Is the game at it's core more like rock paper scissors or, for lack of a better analogy, air hockey? Is the strategy based on anticipating the opponent's next move or reacting quickly and intelligently to counter the previous play? Wizard's Duel may wind up having elements of each. Here are two places where the game design could go one way or the other: shapeshifting and movement.
Shapeshifting could be done simultaneously. Each player secretly chooses an animal and then they are both revealed at the same time, like rock paper scissors. This was my original notion of how it would work. My second thought was that players could alternate shapeshifting so that each turn one player becomes an animal intended to defeat the opponent's current form, and then the next turn must survive in that form after the opponent transforms into a new animal. In case that was confusing here is an example. You are a wolf chasing me. I am a deer running away. When it is my turn I change into a bear, turn around, and attack you. When it is your turn again you change into a bird and fly away. I think this may be closer to the intent of the game, as per Sword in the Stone.
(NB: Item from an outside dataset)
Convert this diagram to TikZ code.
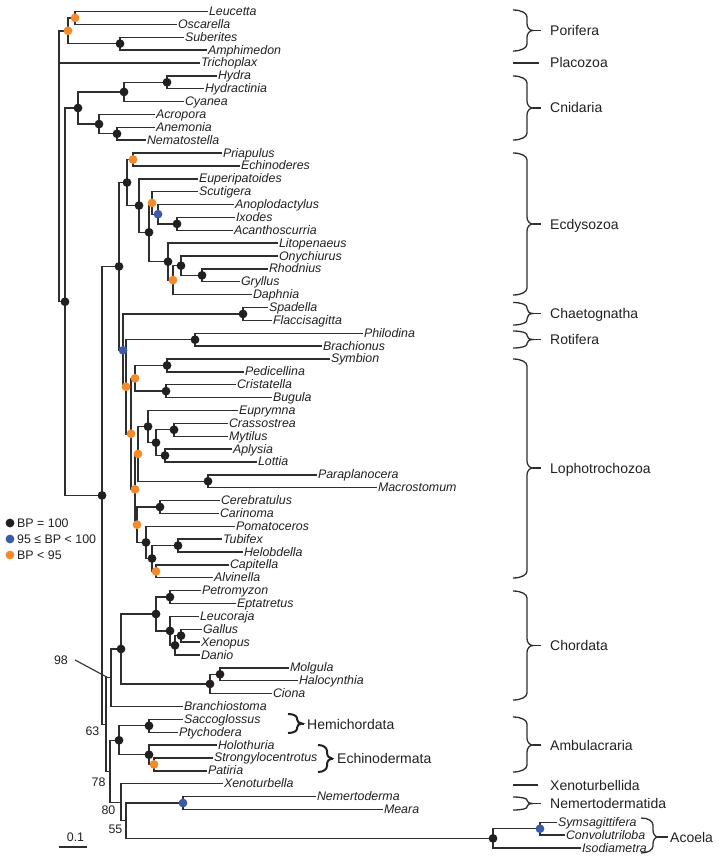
\documentclass[tikz,border=0pt]{standalone}
\usepackage{fontspec}
\setmainfont{Liberation Sans}
\usetikzlibrary{calc,backgrounds}
\definecolor{bpk}{HTML}{231F20}
\definecolor{bpb}{HTML}{3B5BA9}
\definecolor{bpo}{HTML}{F38B2A}
\definecolor{lncol}{HTML}{2E2E2E}
\newcommand{\leafy}[1]{11.5+12.87*#1}
\newcommand{\taxon}[3]{\node[leaf] (#1) at (#2,{\leafy{#3}}) {#1};}
\newcommand{\clade}[5]{%
  \path ($(#3.west)!.5!(#4.west)$) coordinate (tmpmid);
  \node[ip] (#1) at ($(#2,0)!(tmpmid)!(#2,100)$) {};
  \begin{pgfonlayer}{background}
  \draw[branch] (#3.west) -| (#1.center) |- (#4.west);
  \end{pgfonlayer}
  \path[#5] (#1) circle (4.4pt);
}
\newcommand{\cbrace}[8]{%
  \pgfmathsetmacro{\brR}{min(7,(#5-#3)/2.2,(#4-#5)/2.2)}
  \draw[#1] (#2,#3) .. controls +(0.6*#6,0) and +(0,-0.55*\brR) .. (#2+#6,#3+\brR)
    -- (#2+#6,#5-\brR) .. controls +(0,0.55*\brR) and +(-0.6*#7,0) .. (#2+#6+#7,#5)
    .. controls +(-0.6*#7,0) and +(0,-0.55*\brR) .. (#2+#6,#5+\brR)
    -- (#2+#6,#4-\brR) .. controls +(0,0.55*\brR) and +(0.6*#6,0) .. (#2,#4);
  \draw[#1] (#2+#6+#7,#5) -- (#2+#8,#5);
}
\tikzset{
  branch/.style={draw=lncol, line width=1.4pt, line cap=butt},
  brc/.style={draw=lncol, line width=1.3pt},
  brcb/.style={draw=bpk, line width=2pt},
  leaf/.style={anchor=west, inner xsep=0.8pt, inner ysep=0pt, text height=8pt, text depth=0pt,
    font=\itshape\fontsize{12.4}{14}\selectfont, text=bpk},
  ip/.style={shape=rectangle, inner sep=0pt, outer sep=0pt, minimum size=0pt},
  bs/.style={inner sep=0pt, font=\fontsize{12.4}{14}\selectfont, text=bpk},
  cl/.style={anchor=west, inner sep=0pt, text height=10pt, text depth=0pt,
    font=\fontsize{14}{16}\selectfont, text=bpk},
  lg/.style={anchor=west, inner sep=0pt, text height=9pt, text depth=0pt,
    font=\fontsize{12.4}{14}\selectfont, text=bpk},
  pk/.style={fill=bpk}, pb/.style={fill=bpb}, po/.style={fill=bpo}, nd/.style={}
}
\begin{document}
\begin{tikzpicture}[x=1pt,y=-1pt]
\useasboundingbox (0,0) rectangle (720,861);
% leaves
\taxon{Leucetta}{208}{0}
\taxon{Oscarella}{177}{1}
\taxon{Suberites}{184}{2}
\taxon{Amphimedon}{207}{3}
\taxon{Trichoplax}{200}{4}
\taxon{Hydra}{217}{5}
\taxon{Hydractinia}{204}{6}
\taxon{Cyanea}{184}{7}
\taxon{Acropora}{155}{8}
\taxon{Anemonia}{155}{9}
\taxon{Nematostella}{146}{10}
\taxon{Priapulus}{222}{11}
\taxon{Echinoderes}{240}{12}
\taxon{Euperipatoides}{198}{13}
\taxon{Scutigera}{198}{14}
\taxon{Anoplodactylus}{234}{15}
\taxon{Ixodes}{235}{16}
\taxon{Acanthoscurria}{233}{17}
\taxon{Litopenaeus}{278}{18}
\taxon{Onychiurus}{278}{19}
\taxon{Rhodnius}{268}{20}
\taxon{Gryllus}{240}{21}
\taxon{Daphnia}{252}{22}
\taxon{Spadella}{268}{23}
\taxon{Flaccisagitta}{272}{24}
\taxon{Philodina}{363}{25}
\taxon{Brachionus}{322}{26}
\taxon{Symbion}{330}{27}
\taxon{Pedicellina}{244}{28}
\taxon{Cristatella}{236}{29}
\taxon{Bugula}{272}{30}
\taxon{Euprymna}{238}{31}
\taxon{Crassostrea}{228}{32}
\taxon{Mytilus}{228}{33}
\taxon{Aplysia}{232}{34}
\taxon{Lottia}{257}{35}
\taxon{Paraplanocera}{317}{36}
\taxon{Macrostomum}{377}{37}
\taxon{Cerebratulus}{220}{38}
\taxon{Carinoma}{219}{39}
\taxon{Pomatoceros}{235}{40}
\taxon{Tubifex}{222}{41}
\taxon{Helobdella}{243}{42}
\taxon{Capitella}{229}{43}
\taxon{Alvinella}{213}{44}
\taxon{Petromyzon}{201}{45}
\taxon{Eptatretus}{236}{46}
\taxon{Leucoraja}{199}{47}
\taxon{Gallus}{202}{48}
\taxon{Xenopus}{200}{49}
\taxon{Danio}{200}{50}
\taxon{Molgula}{289}{51}
\taxon{Halocynthia}{298}{52}
\taxon{Ciona}{272}{53}
\taxon{Branchiostoma}{183}{54}
\taxon{Saccoglossus}{183}{55}
\taxon{Ptychodera}{178}{56}
\taxon{Holothuria}{217}{57}
\taxon{Strongylocentrotus}{213}{58}
\taxon{Patiria}{207}{59}
\taxon{Xenoturbella}{223}{60}
\taxon{Nemertoderma}{316}{61}
\taxon{Meara}{383}{62}
\taxon{Symsagittifera}{557}{63}
\taxon{Convolutriloba}{565}{64}
\taxon{Isodiametra}{581}{65}
% internal nodes
\clade{LO}{75}{Leucetta}{Oscarella}{po}
\clade{SA}{120}{Suberites}{Amphimedon}{pk}
\clade{Por}{68}{LO}{SA}{po}
\clade{HH}{167}{Hydra}{Hydractinia}{pk}
\clade{Med}{124}{HH}{Cyanea}{pk}
\clade{AN}{117}{Anemonia}{Nematostella}{pk}
\clade{Ant}{99}{Acropora}{AN}{pk}
\clade{Cni}{78}{Med}{Ant}{pk}
\clade{Scal}{133}{Priapulus}{Echinoderes}{po}
\clade{Arach}{177}{Ixodes}{Acanthoscurria}{pk}
\clade{Chel}{158}{Anoplodactylus}{Arach}{pb}
\clade{MC}{152}{Scutigera}{Chel}{po}
\clade{Ins}{202}{Rhodnius}{Gryllus}{pk}
\clade{Hex}{181}{Onychiurus}{Ins}{pk}
\clade{HD}{173}{Hex}{Daphnia}{po}
\clade{Panc}{168}{Litopenaeus}{HD}{pk}
\clade{Arth}{149}{MC}{Panc}{pk}
\clade{Pan}{139}{Euperipatoides}{Arth}{pk}
\clade{Ecd}{127}{Scal}{Pan}{pk}
\clade{Cha}{243}{Spadella}{Flaccisagitta}{pk}
\clade{Rot}{195}{Philodina}{Brachionus}{pk}
\clade{SP}{167}{Symbion}{Pedicellina}{pk}
\clade{Bry}{166}{Cristatella}{Bugula}{pk}
\clade{Poly}{135}{SP}{Bry}{po}
\clade{Biv}{174}{Crassostrea}{Mytilus}{pk}
\clade{Gas}{165}{Aplysia}{Lottia}{pk}
\clade{BG}{156}{Biv}{Gas}{pk}
\clade{Mol}{148}{Euprymna}{BG}{pk}
\clade{Pla}{208}{Paraplanocera}{Macrostomum}{pk}
\clade{MP}{138}{Mol}{Pla}{po}
\clade{Nem}{160}{Cerebratulus}{Carinoma}{pk}
\clade{TH}{178}{Tubifex}{Helobdella}{pk}
\clade{CA}{156}{Capitella}{Alvinella}{po}
\clade{THCA}{152}{TH}{CA}{pk}
\clade{Ann}{146}{Pomatoceros}{THCA}{pk}
\clade{NA}{137}{Nem}{Ann}{po}
\clade{MPNA}{135}{MP}{NA}{po}
\clade{Lop}{131}{Poly}{MPNA}{po}
\clade{RL}{126}{Rot}{Lop}{po}
\clade{CS}{123}{Cha}{RL}{pb}
\clade{Pro}{119}{Ecd}{CS}{pk}
\clade{PE}{170}{Petromyzon}{Eptatretus}{pk}
\clade{GX}{181}{Gallus}{Xenopus}{pk}
\clade{GXD}{175}{GX}{Danio}{pk}
\clade{Gna}{170}{Leucoraja}{GXD}{pk}
\clade{Vert}{156}{PE}{Gna}{pk}
\clade{MH}{220}{Molgula}{Halocynthia}{pk}
\clade{Tun}{210}{MH}{Ciona}{pk}
\clade{Olf}{121}{Vert}{Tun}{pk}
\clade{Cho}{111}{Olf}{Branchiostoma}{nd}
\clade{Hemi}{149}{Saccoglossus}{Ptychodera}{pk}
\clade{SPt}{154}{Strongylocentrotus}{Patiria}{po}
\clade{Echi}{149}{Holothuria}{SPt}{pk}
\clade{Amb}{119}{Hemi}{Echi}{pk}
\clade{Nmd}{183}{Nemertoderma}{Meara}{pb}
\clade{SC}{540}{Symsagittifera}{Convolutriloba}{pb}
\clade{Aco}{493}{SC}{Isodiametra}{pk}
\clade{Acm}{126}{Nmd}{Aco}{nd}
\clade{Xac}{121}{Xenoturbella}{Acm}{nd}
\clade{AX}{110}{Amb}{Xac}{nd}
\clade{Deu}{106}{Cho}{AX}{nd}
\clade{Bil}{102}{Pro}{Deu}{pk}
\clade{Eum}{65}{Cni}{Bil}{pk}
% root (polytomy)
\node[ip] (rtop) at ($(59,0)!(Por)!(59,100)$) {};
\node[ip] (rbot) at ($(59,0)!(Eum)!(59,100)$) {};
\node[ip] (rmid) at ($(59,0)!(Trichoplax.west)!(59,100)$) {};
\begin{pgfonlayer}{background}
\draw[branch] (Por.center) -- (rtop.center) -- (rbot.center) -- (Eum.center);
\draw[branch] (rmid.center) -- (Trichoplax.west);
\end{pgfonlayer}
% bootstrap values
\node[bs] (b98) at (61,660) {98};
\node[bs] (b63) at (92.5,731) {63};
\node[bs] (b78) at (98.5,782) {78};
\node[bs] (b80) at (108.5,810) {80};
\node[bs] (b55) at (115.5,829) {55};
\draw[branch, line width=1.1pt] ([xshift=7pt]b98.east) -- ($(Cho)+(-3,0)$);
% scale bar
\node[bs] (sbl) at (75.5,837) {0.1};
\coordinate (sbA) at (59,847);
\coordinate (sbB) at (87,847);
\draw[branch] (sbA) -- (sbB);
% legend
\coordinate (lg1) at (10,523);
\coordinate (lg2) at (10,539);
\coordinate (lg3) at (10,555);
\fill[bpk] (lg1) circle (4.4pt);
\fill[bpb] (lg2) circle (4.4pt);
\fill[bpo] (lg3) circle (4.4pt);
\node[lg] (lt1) at (17,523) {BP = 100};
\node[lg] (lt2) at (17,539) {95 ≤ BP < 100};
\node[lg] (lt3) at (17,555) {BP < 95};
% clade braces and labels
\cbrace{brc}{513}{10}{51}{30.5}{14}{6}{28}
\node[cl] (cPor) at (550,30.5) {Porifera};
\coordinate (plA) at (513,63);
\coordinate (plB) at (539,63);
\draw[brc] (plA) -- (plB);
\node[cl] (cPla) at (550,63) {Placozoa};
\cbrace{brc}{513}{76}{140}{108}{14}{6}{28}
\node[cl] (cCni) at (550,108) {Cnidaria};
\cbrace{brc}{513}{153}{295}{224}{14}{6}{28}
\node[cl] (cEcd) at (550,224) {Ecdysozoa};
\cbrace{brc}{513}{302.5}{325}{313.5}{14}{6}{28}
\node[cl] (cCha) at (550,313.5) {Chaetognatha};
\cbrace{brc}{513}{331}{348}{339.5}{14}{6}{28}
\node[cl] (cRot) at (550,339.5) {Rotifera};
\cbrace{brc}{513}{359}{578}{468}{14}{6}{28}
\node[cl] (cLop) at (550,468) {Lophotrochozoa};
\cbrace{brc}{513}{591}{700}{645.5}{14}{6}{28}
\node[cl] (cCho) at (550,645.5) {Chordata};
\cbrace{brc}{513}{717}{772}{745}{14}{6}{28}
\node[cl] (cAmb) at (550,745) {Ambulacraria};
\coordinate (xtA) at (513,785);
\coordinate (xtB) at (538,785);
\draw[brc] (xtA) -- (xtB);
\node[cl] (cXen) at (550,785) {Xenoturbellida};
\cbrace{brc}{513}{797}{810}{803.5}{14}{6}{28}
\node[cl] (cNmd) at (550,803.5) {Nemertodermatida};
\cbrace{brcb}{288}{714}{733}{723.5}{9}{5}{16}
\node[cl] (cHem) at (307,724) {Hemichordata};
\cbrace{brcb}{318}{745}{772}{758.5}{9}{5}{15}
\node[cl] (cEch) at (337,758.5) {Echinodermata};
\cbrace{brc}{641}{818}{853}{837}{12}{5}{27}
\node[cl] (cAco) at (670,837) {Acoela};
\end{tikzpicture}
\end{document}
There are two different ways that movement could work. Before I explain them let me mention how I do not want movement to happen. I don't want players to take turns moving several spaces at a time, it's too clumsy and artificial. The whole "my turn, your turn" isn't fluid enough. Jon had the idea that each player could choose the direction that they wanted to move secretly and then simultaneously reveal and see what happened, à la rock/paper/scissors. I have this idea about near-simultaneous movement, taking turns moving one space at a time chasing eachother until one animal outpaces the other. Either way I will probably separate it into sprinting and endurance movement phases. More details on that later.
I'm leaning towards reaction oriented on both counts, I think it better matches the flavor of the chase/transform/counter-attack duel between Merlin (The Powerful Wizard) and Mad Madam Mim.
Next up:
- photograph of the board (going with strictly non-digital game production)
- card layout (animal stats)
- turn sequence, movement, & the environment
- attacking
- card drawing
- winning
- cheating
FYI - WizardsDuel.com is forwarding correctly again.
Another aside: Memorable Quotes from Sword in the Stone. Damn I gotta watch that movie again. That and the animated Robin Hood of the same era. I think Cybil's got those DVDs on back order for me but she won't say, it's a surprise.